Of course, the normal users resharing images they found online should be excluded from this. However, purposefully removing watermarks to spread misinformation is clearly immoral. And even if legal pressure will not eradicate misuse (it never has), it can be one mitigating factor.

Rethinking Proofs of Ownership

Many approaches exist around how blockchain technology and/or smart contracts could help prove ownership in the digital age. A blockchain, in simple terms, is a information storage that tracks interactions between members of a network. Each transaction can be uniquely identified and can’t be manipulated at any later point in time. Adding smart contracts to this network allows us to connect transactions to binding responsibilities that are automatically fulfilled once the transaction is done.

In less abstract terms, blockchains and smart contracts could be used in the future to automate ownership checks or royalty payments for intellectual property in any shape or form. So far, no such system has found widespread adoption. Still, we might be only a few technical breakthroughs away from these technologies becoming invaluable assets in our economies.

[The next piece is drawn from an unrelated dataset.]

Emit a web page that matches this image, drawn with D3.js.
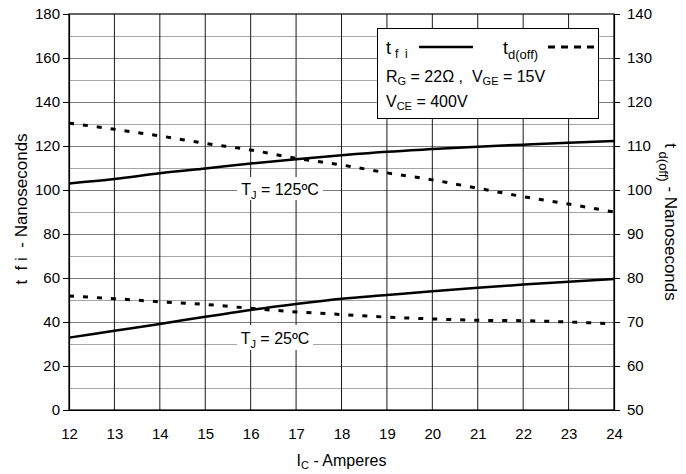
<!DOCTYPE html>
<html><head><meta charset="utf-8">
<script src="https://d3js.org/d3.v7.min.js"></script>
<style>
body{margin:0;background:#fff;}
svg{display:block;font-family:"Liberation Sans",Arial,sans-serif;}
</style></head>
<body>
<svg id="chart" width="686" height="474"></svg>
<script>
// ---- data ----
const ic = [12,13,14,15,16,17,18,19,20,21,22,23,24];
const tfi125 = [103,105,107.6,109.8,112,114,115.8,117.4,118.6,119.7,120.6,121.5,122.3];
const tfi25  = [32.9,36,39.1,42.4,45.5,48.2,50.6,52.3,54,55.6,57,58.3,59.5];
const tdoff125 = [115.2,113.8,112.3,110.6,109.1,107.2,105.7,103.9,102.3,100.4,98.5,96.8,95];
const tdoff25  = [75.9,75.3,74.6,74,73.1,72.3,71.7,71.1,70.7,70.4,70.3,70,69.6];
const xTicks = [12,13,14,15,16,17,18,19,20,21,22,23,24];
const leftTicks = [0,20,40,60,80,100,120,140,160,180];
const rightTicks = [50,60,70,80,90,100,110,120,130,140];
const leftGrid = [10,20,30,40,50,60,70,80,90,100,110,120,130,140,150,160,170];

const L=69, T=14, R=614, B=410;
const svg = d3.select("#chart");
const x = d3.scaleLinear().domain([12,24]).range([L,R]);
const yL = d3.scaleLinear().domain([0,180]).range([B,T]);
const yR = d3.scaleLinear().domain([50,140]).range([B,T]);

// grid
const g = svg.append("g");
g.selectAll("line.h").data(leftGrid).join("line")
  .attr("x1",L).attr("x2",R)
  .attr("y1",d=>Math.round(yL(d))+0.5).attr("y2",d=>Math.round(yL(d))+0.5)
  .attr("stroke",d=>d%20===0?"#7a7a7a":"#a6a6a6").attr("stroke-width",1);
g.selectAll("line.v").data(xTicks.slice(1,-1)).join("line")
  .attr("y1",T).attr("y2",B)
  .attr("x1",d=>x(d)).attr("x2",d=>x(d))
  .attr("stroke","#1a1a1a").attr("stroke-width",1);

// temperature labels with white background
function tLabel(cx, base, num, rx, rw, ry, rh){
  svg.append("rect").attr("x",rx).attr("y",ry).attr("width",rw).attr("height",rh).attr("fill","#fff");
  const t = svg.append("text").attr("x",cx).attr("y",base).attr("text-anchor","middle")
    .attr("font-size",16).attr("fill","#000");
  t.append("tspan").text("T");
  t.append("tspan").attr("font-size",11).attr("dy",4).text("J");
  t.append("tspan").attr("dy",-4).text(" = "+num+"ºC");
}
tLabel(280, 195, "125", 237, 86, 177, 23);
tLabel(275, 344, "25", 237, 76, 325, 25);

// lines
const lineL = d3.line().x((d,i)=>x(ic[i])).y(d=>yL(d)).curve(d3.curveMonotoneX);
const lineR = d3.line().x((d,i)=>x(ic[i])).y(d=>yR(d)).curve(d3.curveMonotoneX);
[tfi125, tfi25].forEach(s=>{
  svg.append("path").attr("d",lineL(s)).attr("fill","none").attr("stroke","#000").attr("stroke-width",2.5);
});
[tdoff125, tdoff25].forEach(s=>{
  svg.append("path").attr("d",lineR(s)).attr("fill","none").attr("stroke","#000")
    .attr("stroke-width",3).attr("stroke-dasharray","5,9");
});

// frame
svg.append("rect").attr("x",L).attr("y",T).attr("width",R-L).attr("height",B-T)
  .attr("fill","none").attr("stroke","#000").attr("stroke-width",1.2);

// axes
const axL = svg.append("g").attr("transform",`translate(${L},0)`)
  .call(d3.axisLeft(yL).tickValues(leftTicks).tickSize(6).tickPadding(3).tickSizeOuter(0));
const axR = svg.append("g").attr("transform",`translate(${R},0)`)
  .call(d3.axisRight(yR).tickValues(rightTicks).tickSize(6).tickPadding(7).tickSizeOuter(0));
const axB = svg.append("g").attr("transform",`translate(0,${B})`)
  .call(d3.axisBottom(x).tickValues(xTicks).tickSize(0).tickPadding(18).tickSizeOuter(0).tickFormat(d3.format("d")));
[axL,axR,axB].forEach(a=>{
  a.select(".domain").attr("stroke","#000").attr("stroke-width",1.2);
  a.selectAll(".tick line").attr("stroke","#000");
  a.selectAll("text").attr("font-size",15).attr("font-family","'Liberation Sans',Arial,sans-serif").attr("fill","#000");
});

// axis titles
const xt = svg.append("text").attr("x",(L+R)/2).attr("y",466).attr("text-anchor","middle").attr("font-size",16);
xt.append("tspan").text("I");
xt.append("tspan").attr("font-size",11).attr("dy",3).text("C");
xt.append("tspan").attr("dy",-3).text(" - Amperes");

const lt = svg.append("text").attr("transform",`translate(27,209) rotate(-90)`)
  .attr("text-anchor","middle").attr("font-size",17).style("white-space","pre");
lt.append("tspan").text("t  f i  - Nanoseconds");

const rt = svg.append("text").attr("transform",`translate(665,222) rotate(90)`)
  .attr("text-anchor","middle").attr("font-size",17);
rt.append("tspan").text("t");
rt.append("tspan").attr("font-size",13).attr("dy",6).text(" d(off)");
rt.append("tspan").attr("dy",-6).text(" - Nanoseconds");

// legend box
svg.append("rect").attr("x",377.5).attr("y",28.5).attr("width",221).attr("height",90)
  .attr("fill","#fff").attr("stroke","#000").attr("stroke-width",1);
const lg = svg.append("g");
const t1 = lg.append("text").attr("x",386).attr("y",54).attr("font-size",18);
t1.append("tspan").text("t");
t1.append("tspan").attr("font-size",12).attr("dy",4).attr("dx",4).style("white-space","pre").text("f  i");
lg.append("line").attr("x1",419).attr("x2",473).attr("y1",47).attr("y2",47).attr("stroke","#000").attr("stroke-width",2.5);
const t2 = lg.append("text").attr("x",503).attr("y",54).attr("font-size",18);
t2.append("tspan").text("t");
t2.append("tspan").attr("font-size",13).attr("dy",5).text("d(off)");
lg.append("line").attr("x1",548).attr("x2",594).attr("y1",47).attr("y2",47).attr("stroke","#000")
  .attr("stroke-width",3).attr("stroke-dasharray","7,6");
const t3 = lg.append("text").attr("x",386).attr("y",82).attr("font-size",16).style("white-space","pre");
t3.append("tspan").text("R");
t3.append("tspan").attr("font-size",11).attr("dy",3).text("G");
t3.append("tspan").attr("dy",-3).text(" = 22Ω ,  V");
t3.append("tspan").attr("font-size",11).attr("dy",3).text("GE");
t3.append("tspan").attr("dy",-3).text(" = 15V");
const t4 = lg.append("text").attr("x",386).attr("y",107).attr("font-size",16);
t4.append("tspan").text("V");
t4.append("tspan").attr("font-size",11).attr("dy",3).text("CE");
t4.append("tspan").attr("dy",-3).text(" = 400V");
</script>
</body></html>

Digital watermarks have been used since the the early days of the internet to prevent misuse of intellectual property such as images or music. Recently, it has been discussed as a method for flagging and detecting AI generated content. However, it turns out that AI is not only great at generating fake images. It is just as good at removing any kind of watermark on these images, rendering most detection systems useless.

It is clear that we can’t let this discourage us in searching for alternative ways of proving ownership in the age of AI. By developing concrete technical and legal countermeasures and, at the same time, exploring how blockchains and/or smart contracts could be leveraged in the future, we might just figure out how to solve this important problem.